- [Problem statement]
Without including any pictures, write out the listing below exactly.

- [Material provided]
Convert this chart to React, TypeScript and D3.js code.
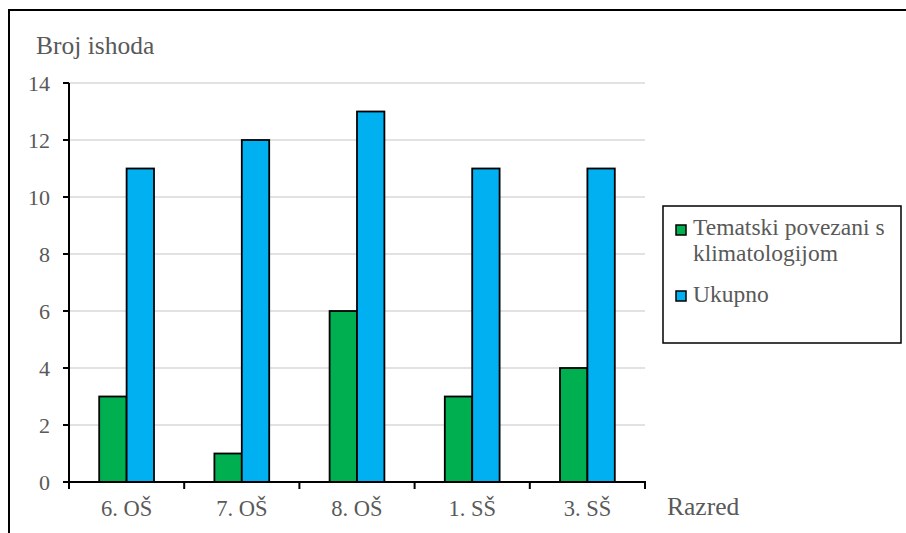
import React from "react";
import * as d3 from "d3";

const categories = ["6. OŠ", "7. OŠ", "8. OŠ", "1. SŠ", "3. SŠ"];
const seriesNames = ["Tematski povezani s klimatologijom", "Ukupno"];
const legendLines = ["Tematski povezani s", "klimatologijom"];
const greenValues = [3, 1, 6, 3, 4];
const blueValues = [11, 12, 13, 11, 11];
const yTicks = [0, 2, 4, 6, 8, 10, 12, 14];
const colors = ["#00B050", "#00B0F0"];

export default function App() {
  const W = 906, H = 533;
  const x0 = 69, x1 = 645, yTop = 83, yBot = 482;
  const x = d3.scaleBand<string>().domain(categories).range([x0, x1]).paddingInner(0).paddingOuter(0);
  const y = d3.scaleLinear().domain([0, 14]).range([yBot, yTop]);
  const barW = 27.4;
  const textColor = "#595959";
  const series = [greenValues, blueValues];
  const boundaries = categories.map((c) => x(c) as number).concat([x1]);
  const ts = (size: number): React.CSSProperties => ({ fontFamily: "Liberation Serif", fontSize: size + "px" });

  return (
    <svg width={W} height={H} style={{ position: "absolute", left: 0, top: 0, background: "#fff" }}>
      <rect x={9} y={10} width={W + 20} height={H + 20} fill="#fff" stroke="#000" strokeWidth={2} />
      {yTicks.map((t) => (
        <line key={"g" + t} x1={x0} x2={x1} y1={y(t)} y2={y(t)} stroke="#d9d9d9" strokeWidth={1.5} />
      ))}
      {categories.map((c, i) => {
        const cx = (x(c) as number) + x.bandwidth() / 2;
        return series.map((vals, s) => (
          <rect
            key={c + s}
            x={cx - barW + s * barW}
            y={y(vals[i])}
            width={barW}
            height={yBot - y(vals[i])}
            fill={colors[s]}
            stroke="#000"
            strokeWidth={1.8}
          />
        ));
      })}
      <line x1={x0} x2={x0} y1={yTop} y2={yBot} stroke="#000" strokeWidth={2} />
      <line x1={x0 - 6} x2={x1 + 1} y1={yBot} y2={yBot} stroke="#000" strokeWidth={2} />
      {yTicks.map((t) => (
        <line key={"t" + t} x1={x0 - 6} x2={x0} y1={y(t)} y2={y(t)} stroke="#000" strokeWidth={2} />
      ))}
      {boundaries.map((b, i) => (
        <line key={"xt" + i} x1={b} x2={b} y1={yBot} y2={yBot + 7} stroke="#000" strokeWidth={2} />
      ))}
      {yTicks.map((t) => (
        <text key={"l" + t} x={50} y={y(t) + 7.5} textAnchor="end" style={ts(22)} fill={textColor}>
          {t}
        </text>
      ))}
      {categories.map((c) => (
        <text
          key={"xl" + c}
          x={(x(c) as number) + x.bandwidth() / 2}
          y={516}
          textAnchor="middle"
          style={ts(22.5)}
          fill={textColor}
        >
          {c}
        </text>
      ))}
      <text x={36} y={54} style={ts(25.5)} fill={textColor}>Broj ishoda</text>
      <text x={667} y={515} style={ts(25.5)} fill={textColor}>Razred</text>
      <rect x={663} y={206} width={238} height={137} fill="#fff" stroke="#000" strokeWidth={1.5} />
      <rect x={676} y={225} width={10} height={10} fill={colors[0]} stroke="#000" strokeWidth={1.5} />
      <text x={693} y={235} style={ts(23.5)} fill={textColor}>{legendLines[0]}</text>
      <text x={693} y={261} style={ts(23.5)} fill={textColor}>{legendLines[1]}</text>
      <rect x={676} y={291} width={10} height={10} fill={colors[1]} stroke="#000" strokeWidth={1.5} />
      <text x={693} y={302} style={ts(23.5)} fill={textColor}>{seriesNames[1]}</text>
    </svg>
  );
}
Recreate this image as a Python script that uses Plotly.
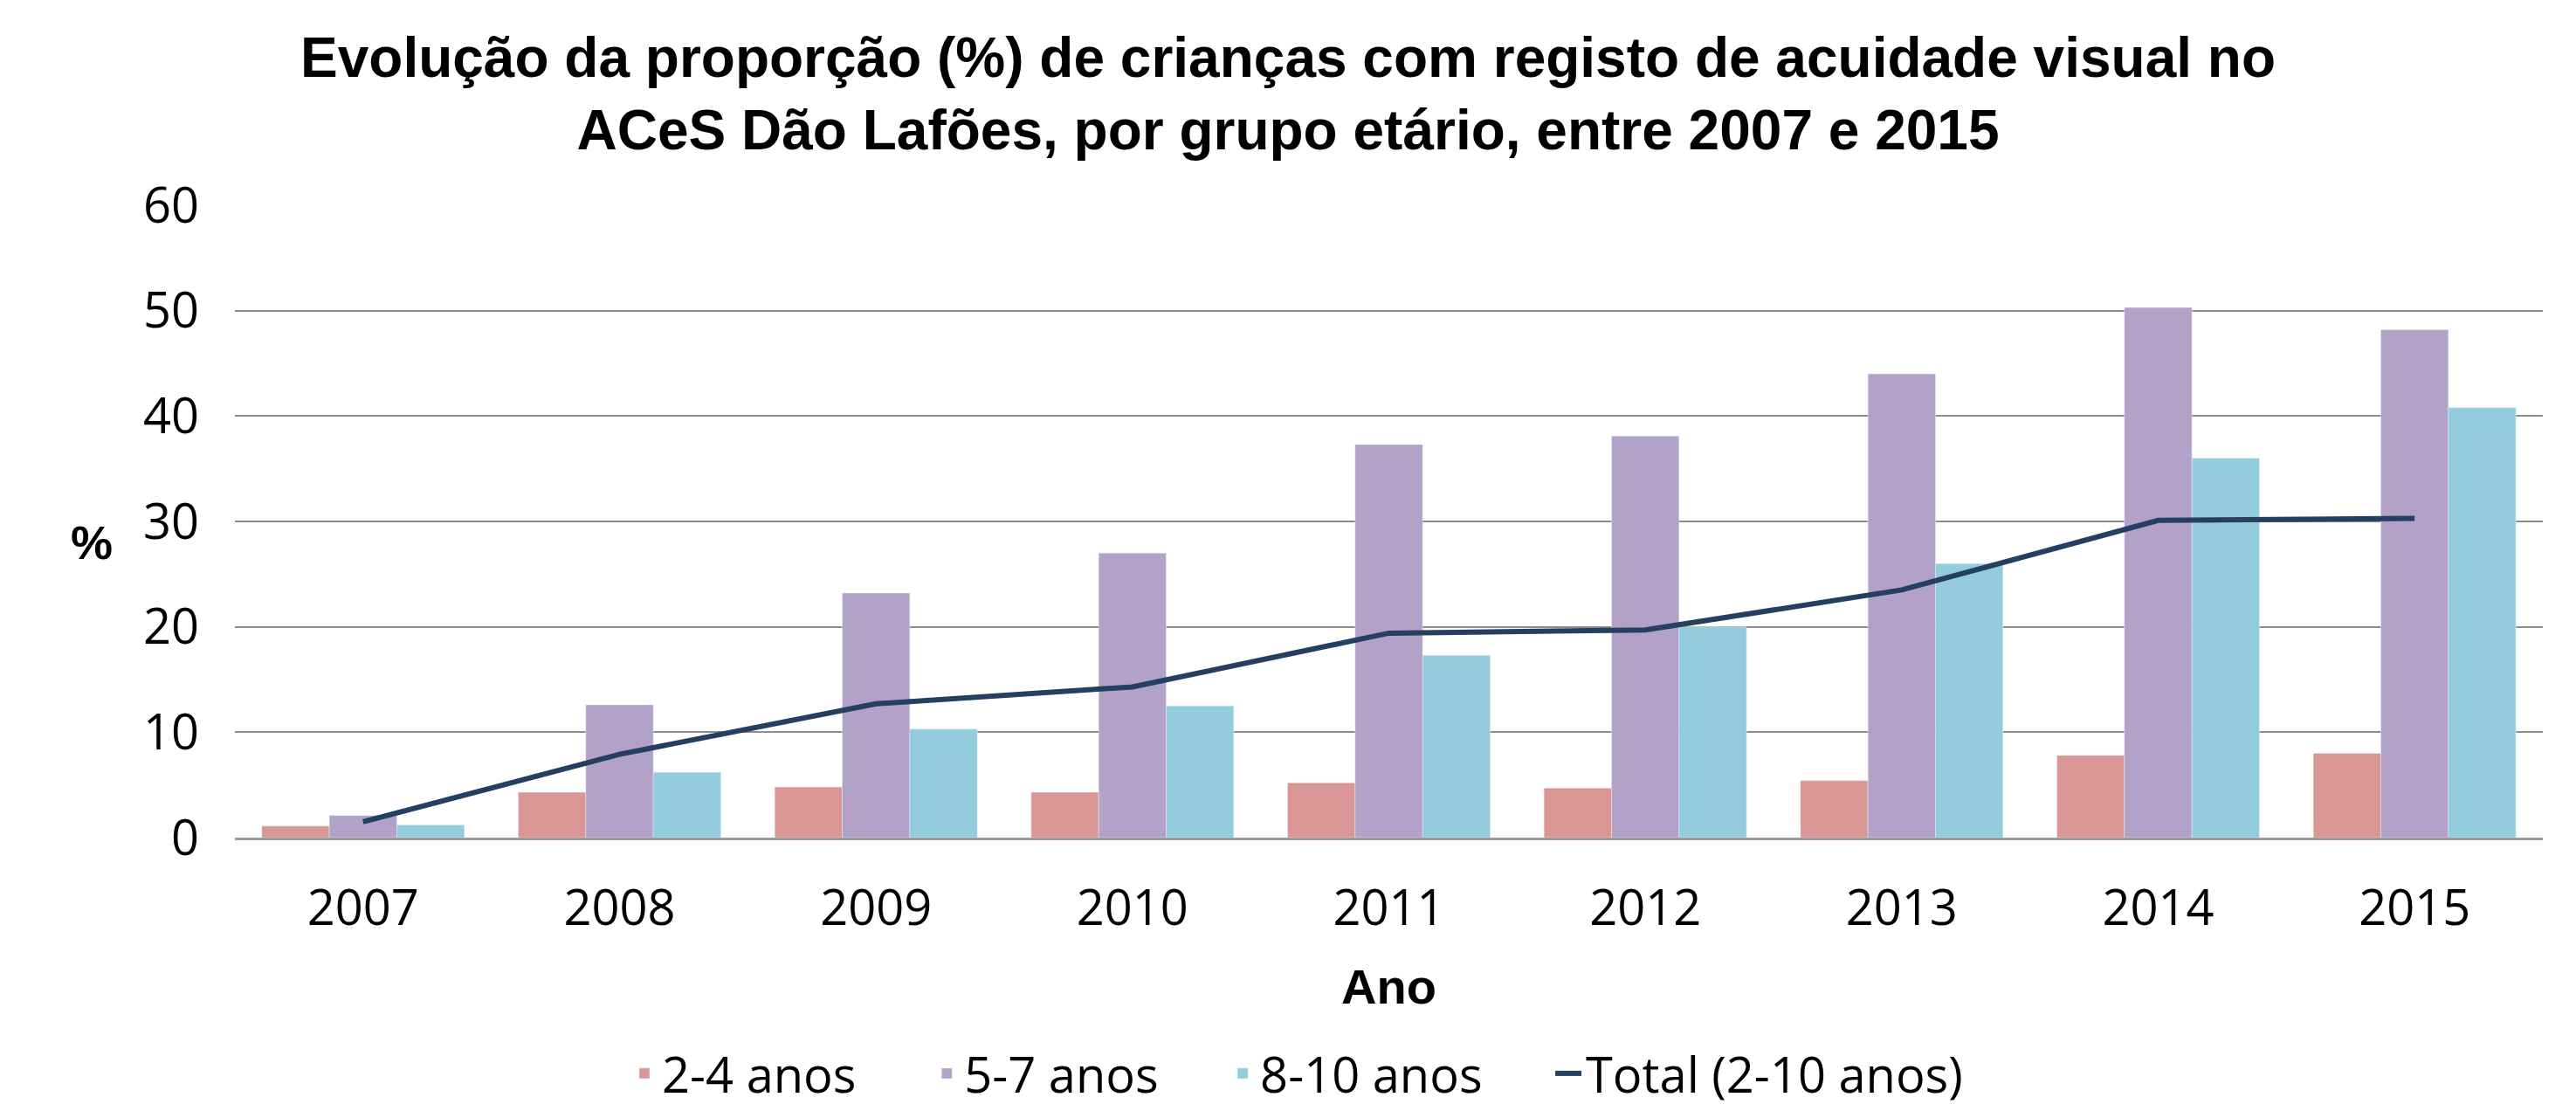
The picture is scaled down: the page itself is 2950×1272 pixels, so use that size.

- [Expected answer]
Convert this chart to React, TypeScript and D3.js code.
import React from "react";
import * as d3 from "d3";

const categories = ["6. OŠ", "7. OŠ", "8. OŠ", "1. SŠ", "3. SŠ"];
const seriesNames = ["Tematski povezani s klimatologijom", "Ukupno"];
const legendLines = ["Tematski povezani s", "klimatologijom"];
const greenValues = [3, 1, 6, 3, 4];
const blueValues = [11, 12, 13, 11, 11];
const yTicks = [0, 2, 4, 6, 8, 10, 12, 14];
const colors = ["#00B050", "#00B0F0"];

export default function App() {
  const W = 906, H = 533;
  const x0 = 69, x1 = 645, yTop = 83, yBot = 482;
  const x = d3.scaleBand<string>().domain(categories).range([x0, x1]).paddingInner(0).paddingOuter(0);
  const y = d3.scaleLinear().domain([0, 14]).range([yBot, yTop]);
  const barW = 27.4;
  const textColor = "#595959";
  const series = [greenValues, blueValues];
  const boundaries = categories.map((c) => x(c) as number).concat([x1]);
  const ts = (size: number): React.CSSProperties => ({ fontFamily: "Liberation Serif", fontSize: size + "px" });

  return (
    <svg width={W} height={H} style={{ position: "absolute", left: 0, top: 0, background: "#fff" }}>
      <rect x={9} y={10} width={W + 20} height={H + 20} fill="#fff" stroke="#000" strokeWidth={2} />
      {yTicks.map((t) => (
        <line key={"g" + t} x1={x0} x2={x1} y1={y(t)} y2={y(t)} stroke="#d9d9d9" strokeWidth={1.5} />
      ))}
      {categories.map((c, i) => {
        const cx = (x(c) as number) + x.bandwidth() / 2;
        return series.map((vals, s) => (
          <rect
            key={c + s}
            x={cx - barW + s * barW}
            y={y(vals[i])}
            width={barW}
            height={yBot - y(vals[i])}
            fill={colors[s]}
            stroke="#000"
            strokeWidth={1.8}
          />
        ));
      })}
      <line x1={x0} x2={x0} y1={yTop} y2={yBot} stroke="#000" strokeWidth={2} />
      <line x1={x0 - 6} x2={x1 + 1} y1={yBot} y2={yBot} stroke="#000" strokeWidth={2} />
      {yTicks.map((t) => (
        <line key={"t" + t} x1={x0 - 6} x2={x0} y1={y(t)} y2={y(t)} stroke="#000" strokeWidth={2} />
      ))}
      {boundaries.map((b, i) => (
        <line key={"xt" + i} x1={b} x2={b} y1={yBot} y2={yBot + 7} stroke="#000" strokeWidth={2} />
      ))}
      {yTicks.map((t) => (
        <text key={"l" + t} x={50} y={y(t) + 7.5} textAnchor="end" style={ts(22)} fill={textColor}>
          {t}
        </text>
      ))}
      {categories.map((c) => (
        <text
          key={"xl" + c}
          x={(x(c) as number) + x.bandwidth() / 2}
          y={516}
          textAnchor="middle"
          style={ts(22.5)}
          fill={textColor}
        >
          {c}
        </text>
      ))}
      <text x={36} y={54} style={ts(25.5)} fill={textColor}>Broj ishoda</text>
      <text x={667} y={515} style={ts(25.5)} fill={textColor}>Razred</text>
      <rect x={663} y={206} width={238} height={137} fill="#fff" stroke="#000" strokeWidth={1.5} />
      <rect x={676} y={225} width={10} height={10} fill={colors[0]} stroke="#000" strokeWidth={1.5} />
      <text x={693} y={235} style={ts(23.5)} fill={textColor}>{legendLines[0]}</text>
      <text x={693} y={261} style={ts(23.5)} fill={textColor}>{legendLines[1]}</text>
      <rect x={676} y={291} width={10} height={10} fill={colors[1]} stroke="#000" strokeWidth={1.5} />
      <text x={693} y={302} style={ts(23.5)} fill={textColor}>{seriesNames[1]}</text>
    </svg>
  );
}
Recreate this image as a Python script that uses Plotly.
The picture is scaled down: the page itself is 2950×1272 pixels, so use that size.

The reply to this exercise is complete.